Intellectual Property
The terms of our offer requires WPRFU to transfer the WP and Stormers trademarks and other intellectual property (“IP”) to WPPR. Concerns have been raised around WPRFU having to pay for the use of these trademarks in the future.

Under the terms of our proposal, WPRFU will retain the right to non-commercial use of the intellectual property for use in community rugby. WPRFU and WPPR will enter into a perpetual licence agreement for the use by WPRFU of the IP against payment of a nominal amount of R150 per annum. In short, WPRFU will not be deprived of its use of Western Province IP for use in community rugby.
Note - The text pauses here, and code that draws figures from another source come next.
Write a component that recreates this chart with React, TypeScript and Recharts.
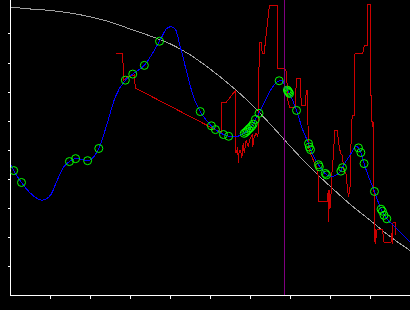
import React from "react";
import { ComposedChart, Line, Scatter, XAxis, YAxis, ReferenceLine } from "recharts";

// axis ticks (no labels in the original)
const xTicks = [1, 2, 3, 4, 5, 6, 7, 8, 9];
const yTicks = [1, 2, 3, 4, 5, 6, 7, 8, 9];
const cursorX = 6.86;

// grey envelope
const envelope: [number, number][] = [
  [0, 9.93], [0.5, 9.86], [1, 9.81], [1.5, 9.72], [2, 9.59], [2.5, 9.41], [3, 9.17],
  [3.5, 8.93], [4, 8.66], [4.5, 8.28], [5, 7.79], [5.5, 7.24], [6, 6.62], [6.5, 5.9],
  [7, 5.14], [7.5, 4.41], [8, 3.76], [8.5, 3.14], [9, 2.59], [9.5, 2.03], [10, 1.55],
];

// blue smoothed curve
const smooth: [number, number][] = [
  [0, 4.52], [0.08, 4.3], [0.275, 3.89], [0.5, 3.52], [0.79, 3.28], [1.0, 3.45], [1.17, 3.97],
  [1.33, 4.42], [1.475, 4.61], [1.63, 4.71], [1.775, 4.69], [1.93, 4.64], [2.075, 4.76],
  [2.21, 5.06], [2.42, 5.92], [2.625, 6.84], [2.875, 7.41], [3.06, 7.62], [3.35, 7.92],
  [3.73, 8.75], [3.92, 9.2], [4.02, 9.25], [4.125, 9.17], [4.25, 8.56], [4.42, 7.64],
  [4.58, 6.84], [4.75, 6.33], [5.03, 5.84], [5.13, 5.71], [5.33, 5.54], [5.46, 5.48],
  [5.58, 5.46], [5.71, 5.49], [5.85, 5.58], [5.925, 5.67], [6.0, 5.77], [6.075, 5.9],
  [6.13, 6.06], [6.22, 6.27], [6.42, 6.84], [6.58, 7.21], [6.725, 7.39], [6.79, 7.41],
  [6.875, 7.21], [6.96, 7.01], [7.16, 6.37], [7.31, 5.72], [7.46, 5.23], [7.51, 5.02],
  [7.725, 4.47], [7.9, 4.17], [8.04, 4.1], [8.15, 4.14], [8.275, 4.31], [8.31, 4.41],
  [8.5, 4.83], [8.66, 5.14], [8.71, 5.08], [8.77, 4.92], [8.85, 4.54], [9.11, 3.58],
  [9.275, 2.97], [9.42, 2.64], [9.625, 2.36], [10, 1.84],
];

// green sample rings
const samples: [number, number][] = [
  [0.08, 4.3], [0.275, 3.89], [1.475, 4.61], [1.63, 4.71], [1.93, 4.64], [2.21, 5.06],
  [2.875, 7.41], [3.06, 7.62], [3.35, 7.92], [3.73, 8.75], [4.75, 6.33], [5.03, 5.84],
  [5.13, 5.71], [5.33, 5.54], [5.46, 5.48], [5.85, 5.58], [5.89, 5.62], [5.925, 5.67],
  [5.96, 5.72], [6.0, 5.77], [6.04, 5.83], [6.075, 5.9], [6.13, 6.06], [6.22, 6.27],
  [6.725, 7.39], [6.93, 7.07], [6.95, 7.03], [6.97, 6.99], [6.985, 6.95], [7.16, 6.37],
  [7.46, 5.23], [7.48, 5.11], [7.51, 5.02], [7.71, 4.5], [7.73, 4.43], [7.88, 4.2],
  [7.91, 4.15], [8.27, 4.28], [8.31, 4.4], [8.71, 5.08], [8.77, 4.92], [8.85, 4.54],
  [9.11, 3.58], [9.275, 2.97], [9.31, 2.9], [9.35, 2.76], [9.42, 2.64],
];

// red raw trace
const trace: [number, number][] = [
  [2.65, 8.34], [2.8, 8.34], [2.82, 7.93], [2.84, 7.41], [2.925, 7.52], [3.1, 7.59],
  [3.125, 7.14], [5.125, 5.71], [5.27, 5.63], [5.27, 6.63], [5.39, 6.63], [5.64, 7.07],
  [5.64, 4.9], [5.69, 5.1], [5.7, 4.55], [5.725, 5.0], [5.76, 5.0], [5.79, 4.72],
  [5.825, 5.24], [5.85, 4.9], [5.9, 5.34], [5.95, 5.14], [6.0, 5.41], [6.05, 5.52],
  [6.06, 5.1], [6.1, 5.45], [6.15, 5.59], [6.19, 5.45], [6.21, 5.79], [6.225, 8.72],
  [6.275, 8.72], [6.3, 8.34], [6.35, 8.34], [6.375, 8.66], [6.48, 9.98], [6.675, 9.98],
  [6.69, 7.82], [6.86, 7.82], [6.91, 7.69], [6.94, 6.72], [6.99, 6.48], [7.14, 6.48],
  [7.15, 7.48], [7.25, 7.48], [7.26, 6.97], [7.29, 6.55], [7.39, 6.55], [7.4, 7.07],
  [7.44, 7.07], [7.45, 5.34], [7.475, 5.0], [7.6, 4.59], [7.65, 4.45], [7.7, 4.14],
  [7.71, 3.24], [7.94, 3.24], [7.95, 3.62], [7.96, 2.52], [7.99, 3.62], [8.01, 3.0],
  [8.04, 4.14], [8.09, 4.93], [8.11, 5.69], [8.175, 5.69], [8.225, 5.17], [8.26, 4.9],
  [8.3, 4.83], [8.35, 4.31], [8.4, 4.17], [8.44, 3.62], [8.46, 3.38], [8.5, 3.76],
  [8.51, 5.1], [8.54, 5.34], [8.55, 6.21], [8.6, 6.21], [8.61, 8.0], [8.625, 8.33],
  [8.82, 8.33], [8.84, 8.52], [8.875, 8.62], [8.93, 8.62], [8.94, 10.0], [9.02, 10.0],
  [9.025, 5.98], [9.06, 5.98], [9.075, 5.79], [9.09, 5.97], [9.1, 3.38], [9.125, 1.79],
  [9.14, 2.28], [9.16, 1.97], [9.175, 2.28], [9.31, 2.28], [9.35, 1.83], [9.525, 1.83],
  [9.54, 2.14], [9.56, 1.76], [9.575, 2.52], [9.625, 2.52], [9.64, 2.07],
];

const toRows = (pts: [number, number][]) => pts.map(([x, y]) => ({ x, y }));

// no tick labels, but keep the tick marks
const NoLabel = () => <g />;

function Ring(props: any) {
  const { cx, cy } = props;
  if (cx == null || cy == null) return <g />;
  return <circle cx={cx} cy={cy} r={4} fill="none" stroke="#00ff00" strokeWidth={1} />;
}

export default function App() {
  return (
    <div className="plot" style={{ position: "absolute", left: 0, top: 0, width: 410, height: 310, background: "#000" }}>
      <style>{`.plot path, .plot line { shape-rendering: crispEdges; }`}</style>
      <ComposedChart width={410} height={310} margin={{ top: 0, right: 0, bottom: 0, left: 0 }}>
        <XAxis
          dataKey="x"
          type="number"
          domain={[0, 10]}
          ticks={xTicks}
          tick={NoLabel}
          tickSize={3}
          height={14.5}
          axisLine={{ stroke: "#fff" }}
          tickLine={{ stroke: "#fff" }}
          allowDataOverflow
        />
        <YAxis
          dataKey="y"
          type="number"
          domain={[0, 10.17]}
          ticks={yTicks}
          tick={NoLabel}
          tickSize={3}
          width={10.5}
          axisLine={{ stroke: "#fff" }}
          tickLine={{ stroke: "#fff" }}
          allowDataOverflow
        />
        <Line data={toRows(envelope)} dataKey="y" type="monotone" stroke="#a0a0a0" strokeWidth={1} dot={false} isAnimationActive={false} />
        <Line data={toRows(trace)} dataKey="y" type="linear" stroke="#cc0000" strokeWidth={1} dot={false} isAnimationActive={false} />
        <Line data={toRows(smooth)} dataKey="y" type="monotone" stroke="#0000ff" strokeWidth={1} dot={false} isAnimationActive={false} />
        <ReferenceLine x={cursorX} stroke="#800080" strokeWidth={1} />
        <Scatter data={toRows(samples)} dataKey="y" shape={Ring} isAnimationActive={false} />
      </ComposedChart>
    </div>
  );
}
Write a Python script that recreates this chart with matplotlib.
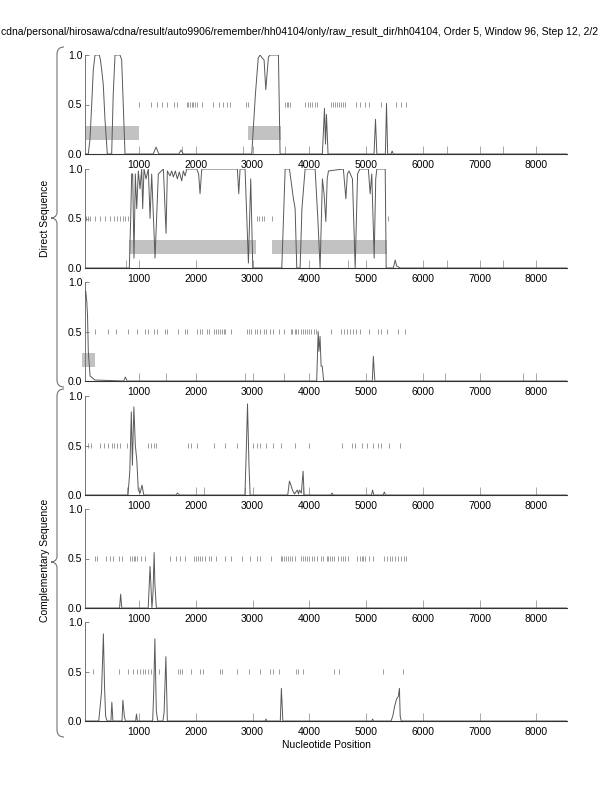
import matplotlib
matplotlib.use("Agg")
import matplotlib.pyplot as plt
from matplotlib.patches import Rectangle, PathPatch
from matplotlib.path import Path

plt.rcParams['font.family'] = ['Liberation Sans', 'DejaVu Sans']

title = "cdna/personal/hirosawa/cdna/result/auto9906/remember/hh04104/only/raw_result_dir/hh04104, Order 5, Window 96, Step 12, 2/2"
xticks = [1000, 2000, 3000, 4000, 5000, 6000, 7000, 8000]
yticks = [0.0, 0.5, 1.0]
ylabels = ["0.0", "0.5", "1.0"]
seq_start = 48
seq_end = 8540

# panel 1 (direct, frame 1)
p1_x = [48, 106, 136, 166, 194, 224, 300, 320, 342, 370, 400, 441, 518, 545, 577, 665, 694, 753,
        1250, 1300, 1350, 1700, 1740, 1780, 2986, 3050, 3100, 3133, 3170, 3203, 3233, 3280, 3309,
        3456, 3485, 4230, 4267, 4285, 4302, 4330, 5140, 5166, 5190, 5340, 5360, 5380, 5440, 5460,
        5480, 8540]
p1_y = [0, 0, 0.15, 0.5, 0.85, 1.0, 1.0, 0.95, 0.85, 0.7, 0.35, 0, 0, 0.6, 1.0, 1.0, 0.95, 0,
        0, 0.07, 0, 0, 0.04, 0, 0, 0.6, 0.97, 1.0, 0.97, 0.95, 0.65, 0.98, 1.0,
        1.0, 0, 0, 0.46, 0.1, 0.4, 0, 0, 0.35, 0, 0, 0.51, 0, 0, 0.03,
        0, 0]
p1_boxes = [(48, 1005), (2927, 3503)]
p1_marks = [1005, 1211, 1322, 1404, 1498, 1621, 1664, 1840, 1868, 1898, 1928, 1956, 1986, 2027,
            2115, 2299, 2415, 2486, 2546, 2604, 2886, 2916, 3574, 3604, 3632, 3661, 3924, 3970,
            4010, 4050, 4097, 4143, 4379, 4414, 4450, 4485, 4520, 4555, 4591, 4626, 4825, 4896,
            4984, 5060, 5261, 5525, 5614, 5695]
p1_minor = [1752, 2840, 3574, 6424, 7420]

# panel 2
p2_x = [48, 829, 853, 870, 888, 911, 935, 959, 988, 1017, 1047, 1064, 1088, 1123, 1164, 1194,
        1223, 1282, 1340, 1429, 1476, 1499, 1546, 1575, 1605, 1640, 1675, 1710, 1752, 1780, 1811,
        1840, 2016, 2050, 2075, 2105, 2733, 2757, 2780, 2868, 2927, 2968, 3004, 3515, 3545, 3574,
        3650, 3685, 3720, 3750, 3779, 3838, 3870, 3926, 4102, 4150, 4190, 4231, 4260, 4291, 4315,
        4337, 4600, 4644, 4670, 4700, 4760, 4808, 4850, 4890, 5040, 5072, 5100, 5143, 5170, 5190,
        5337, 5354, 5480, 5513, 5540, 5600, 8540]
p2_y = [0, 0, 0.5, 0.95, 0.95, 0.1, 0.95, 0.6, 0.98, 0.8, 1.0, 0.6, 1.0, 0.9, 1.0, 0.5,
        0.95, 0.1, 0.95, 1.0, 0.35, 0.98, 0.93, 0.98, 0.92, 0.98, 0.9, 0.97, 0.88, 0.98, 0.93,
        1.0, 1.0, 0.95, 0.75, 1.0, 1.0, 0.75, 1.0, 1.0, 0.05, 0.9, 0, 0, 0.5, 1.0,
        1.0, 0.85, 0.7, 0.6, 0, 0, 0.6, 1.0, 1.0, 0.5, 0, 0.9, 0.75, 0.47, 0.9,
        0.98, 1.0, 0.7, 0.95, 0.98, 0.9, 0, 0.95, 1.0, 1.0, 0.75, 0.95, 0.1, 0.9, 1.0,
        1.0, 0, 0, 0.08, 0.02, 0, 0]
p2_boxes = [(829, 3063), (3344, 5377)]
p2_marks = [65, 106, 136, 224, 312, 400, 488, 564, 617, 665, 712, 753, 811,
            3075, 3115, 3163, 3203, 3339, 5390]
p2_minor = [765, 4685, 6424, 7420]

# panel 3
p3_x = [48, 60, 80, 93, 106, 138, 222, 730, 760, 790, 4130, 4156, 4170, 4189, 4208, 4227, 4253,
        5110, 5128, 5154, 8540]
p3_y = [0.85, 0.91, 0.8, 0.65, 0.3, 0.05, 0.01, 0, 0.04, 0, 0, 0.5, 0.3, 0.45, 0.15, 0.15, 0,
        0, 0.25, 0, 0]
p3_boxes = [(0, 224)]
p3_marks = [222, 462, 592, 806, 968, 1097, 1162, 1259, 1324, 1454, 1486, 1680, 1810, 1842, 2017,
            2069, 2101, 2199, 2231, 2315, 2361, 2393, 2426, 2458, 2490, 2523, 2620, 2899, 2944,
            2976, 3041, 3087, 3138, 3203, 3236, 3301, 3365, 3462, 3547, 3676, 3702, 3741, 3767,
            3806, 3845, 3884, 3923, 3962, 4000, 4033, 4078, 4110, 4389, 4564, 4609, 4661, 4713,
            4765, 4817, 4888, 5050, 5212, 5257, 5374, 5555, 5685]
p3_minor = [1473, 2860, 3560, 6393, 7767]

# panel 4 (complementary)
p4_x = [48, 806, 838, 864, 883, 909, 935, 961, 987, 1020, 1052, 1084, 1650, 1680, 1710, 2866,
        2892, 2911, 2937, 2957, 3620, 3650, 3676, 3702, 3740, 3786, 3810, 3825, 3860, 3890, 3909,
        4380, 4402, 4420, 5095, 5115, 5135, 5300, 5322, 5340, 8540]
p4_y = [0, 0, 0.25, 0.84, 0.3, 0.89, 0.5, 0.35, 0.05, 0.02, 0.1, 0, 0, 0.02, 0, 0,
        0.5, 0.92, 0.3, 0, 0, 0.14, 0.1, 0.05, 0.01, 0.05, 0.01, 0.05, 0.02, 0.24, 0,
        0, 0.02, 0, 0, 0.05, 0, 0, 0.03, 0, 0]
p4_boxes = []
p4_marks = [93, 158, 320, 384, 462, 527, 566, 611, 657, 786, 1162, 1214, 1259, 1305, 1862, 1907,
            2017, 2315, 2523, 2730, 3015, 3074, 3138, 3236, 3365, 3508, 3754, 4000, 4583, 4758,
            4804, 4920, 5018, 5115, 5212, 5257, 5406, 5600]
p4_minor = [786, 2147, 2866, 3884]

# panel 5
p5_x = [48, 657, 676, 696, 1162, 1194, 1227, 1246, 1266, 1279, 1305, 8540]
p5_y = [0, 0, 0.14, 0, 0, 0.42, 0, 0.15, 0.56, 0.25, 0.0, 0]
p5_boxes = []
p5_marks = [222, 255, 417, 482, 546, 644, 708, 838, 870, 903, 935, 968, 1032, 1097, 1538, 1648,
            1713, 1810, 1972, 2004, 2037, 2069, 2102, 2166, 2231, 2264, 2361, 2523, 2620, 2814,
            2957, 3074, 3138, 3333, 3495, 3527, 3560, 3592, 3624, 3657, 3689, 3754, 3851, 3884,
            3916, 3961, 4000, 4046, 4078, 4143, 4208, 4240, 4305, 4337, 4370, 4402, 4434, 4499,
            4564, 4596, 4629, 4674, 4843, 4888, 4920, 4953, 4985, 5050, 5115, 5309, 5374, 5426,
            5465, 5504, 5569, 5620, 5666, 5698]
p5_minor = []

# panel 6
p6_x = [48, 290, 307, 340, 372, 392, 411, 437, 505, 521, 540, 700, 715, 741, 760, 940, 955, 970,
        1240, 1259, 1279, 1305, 1330, 1420, 1441, 1473, 1499, 3220, 3236, 3250, 3489, 3508, 3534,
        5100, 5115, 5130, 5440, 5471, 5504, 5536, 5569, 5588, 5601, 5620, 8540]
p6_y = [0, 0, 0.1, 0.3, 0.88, 0.35, 0.05, 0, 0, 0.19, 0, 0, 0.21, 0.05, 0, 0, 0.07, 0,
        0, 0.3, 0.83, 0.1, 0, 0, 0.08, 0.65, 0, 0, 0.02, 0, 0, 0.33, 0,
        0, 0.02, 0, 0, 0.05, 0.15, 0.22, 0.25, 0.33, 0.05, 0, 0]
p6_boxes = []
p6_marks = [190, 644, 806, 890, 968, 1019, 1065, 1110, 1162, 1214, 1356, 1680, 1713, 1758, 1907,
            2082, 2121, 2426, 2458, 2730, 2944, 3138, 3313, 3365, 3462, 3767, 3806, 3884, 4434,
            4531, 5296, 5646]
p6_minor = []

panels = [(p1_x, p1_y, p1_boxes, p1_marks, p1_minor),
          (p2_x, p2_y, p2_boxes, p2_marks, p2_minor),
          (p3_x, p3_y, p3_boxes, p3_marks, p3_minor),
          (p4_x, p4_y, p4_boxes, p4_marks, p4_minor),
          (p5_x, p5_y, p5_boxes, p5_marks, p5_minor),
          (p6_x, p6_y, p6_boxes, p6_marks, p6_minor)]

W, H = 612, 792
fig = plt.figure(figsize=(W / 100, H / 100), dpi=100)

# pixel row of the 0.0 line for each panel
bottoms_px = [154, 268, 381, 495, 608, 721]
left_px, right_px, height_px = 85, 567, 99

for (x, y, boxes, marks, minor), bpx in zip(panels, bottoms_px):
    ax = fig.add_axes([left_px / W, 1 - bpx / H, (right_px - left_px) / W, height_px / H])
    ax.set_xlim(seq_start, seq_end)
    ax.set_ylim(0, 1)
    ax.patch.set_alpha(0)
    for a, b in boxes:
        ax.add_patch(Rectangle((a, 0.14), b - a, 0.14, facecolor='0.76', edgecolor='none',
                               clip_on=False, zorder=1))
    ax.vlines(marks, 0.475, 0.525, color='0.55', lw=0.6, zorder=2)
    ax.plot(x, y, color='0.35', lw=0.7, zorder=3)
    ax.spines['top'].set_visible(False)
    ax.spines['right'].set_visible(False)
    ax.spines['left'].set_color('0.45')
    ax.spines['left'].set_linewidth(0.7)
    ax.spines['bottom'].set_color('0.2')
    ax.spines['bottom'].set_linewidth(0.8)
    ax.set_xticks(xticks)
    ax.set_xticklabels([str(t) for t in xticks])
    ax.set_xticks(minor, minor=True)
    ax.set_yticks(yticks)
    ax.set_yticklabels(ylabels)
    ax.tick_params(axis='x', which='both', direction='in', length=6, width=0.6, color='0.6',
                   labelsize=7.5, pad=4)
    ax.tick_params(axis='y', direction='in', length=3, width=0.6, color='0.45',
                   labelsize=7.5, pad=2)

fig.text(598 / W, 1 - 32 / H, title, ha='right', va='center', fontsize=7.5)
fig.text(326 / W, 1 - 745 / H, "Nucleotide Position", ha='center', va='center', fontsize=7.5)


def brace(ytop, ybot, ytip, xline=57, xend=64, xtip=51):
    # curly brace in pixel coordinates, converted to figure fraction
    ymid = ytip
    pts = [
        (xend, ytop), (xline, ytop), (xline, ytop + 7),
        (xline, ymid - 6),
        (xline, ymid - 1), (xtip + 2, ymid), (xtip, ymid),
        (xtip + 2, ymid), (xline, ymid + 1), (xline, ymid + 6),
        (xline, ybot - 7),
        (xline, ybot), (xend, ybot),
    ]
    codes = [Path.MOVETO, Path.CURVE3, Path.CURVE3,
             Path.LINETO,
             Path.CURVE4, Path.CURVE4, Path.CURVE4,
             Path.CURVE4, Path.CURVE4, Path.CURVE4,
             Path.LINETO,
             Path.CURVE3, Path.CURVE3]
    verts = [(px / W, 1 - py / H) for px, py in pts]
    fig.add_artist(PathPatch(Path(verts, codes), transform=fig.transFigure,
                             facecolor='none', edgecolor='0.45', lw=0.8))


brace(47, 387, 218)
brace(389, 737, 562)

fig.text(45 / W, 1 - 218 / H, "Direct Sequence", rotation=90, ha='center', va='center',
         fontsize=7.5)
fig.text(45 / W, 1 - 560 / H, "Complementary Sequence", rotation=90, ha='center', va='center',
         fontsize=7.5)

fig.savefig("out.png", dpi=100)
We understand and celebrate the emotional connection that the clubs have with the IP, and we commit to being respectful and responsible custodians of the Western Province and Stormers IP. Additionally, we note the following regarding the intellectual property:

  • The IP is central to the value of WPPR, as the company has no physical assets and the valuation and other deal terms are based on the inclusion of the IP.
  • All of Red Disa’s engagement with WPPR have been premised on the fact that the IP would be owned by WPPR at the time of the transaction.
  • The IP was in the hands of the previous professional company, before it was liquidated.
  • We consider the IP ownership framework set out in our proposal to be normal for a transaction of this nature, and it would be a requirement of any potential equity partner.

 

SARU Distributions

  • There is no intention to control WPFRU’s finances, but WPPR does need to ensure that it can control its own finances.
  • WPPR bears the cost of competing in various tournaments e.g. URC and Currie Cup, while the broadcasting revenue for these tournaments is paid to SARU.
  • The SARU constitution requires that all distributions are paid only to its members, so the funds earmarked for amateur and professional rugby is combined into one amount which is paid to WPRFU.
  • This was uncontentious while WPRFU owned 100% of WPPR, but under a scenario where WPRFU only owns 26% of WPPR an alternative mechanism is needed.
  • We propose that SARU pay the combined distribution into a separate (non-operational) WPRFU bank account (to comply with the SARU constitution) under the control of WPPR, from where the amateur rugby portion will be paid to the operational WPRFU bank account, and the professional rugby portion will be paid to WPPR bank account without delay.
  • The larger part of the SARU distribution vests in WPPR, so it is not improper for the company to control the bank account that receives the distribution. This is not dissimilar to how it is treated by the other URC franchises.

 

Conclusion
It is of critical importance that the preparation of the team for the upcoming season is not affected by this transaction, and that WPPR gains clarity on its own way forward, so we trust that the club members share our positive view on this transaction and that together with the loyal supporters we can continue to build out the legacy of this proud rugby franchise.

We trust that the additional week has enabled all interested parties to ventilate any concerns and to obtain the information they require in order to bring out an informed and considered vote on the transaction tomorrow.

Also, we believe that the amendments we have offered address the concerns raised with us, and we look forward to a positive outcome at the vote on Wednesday evening.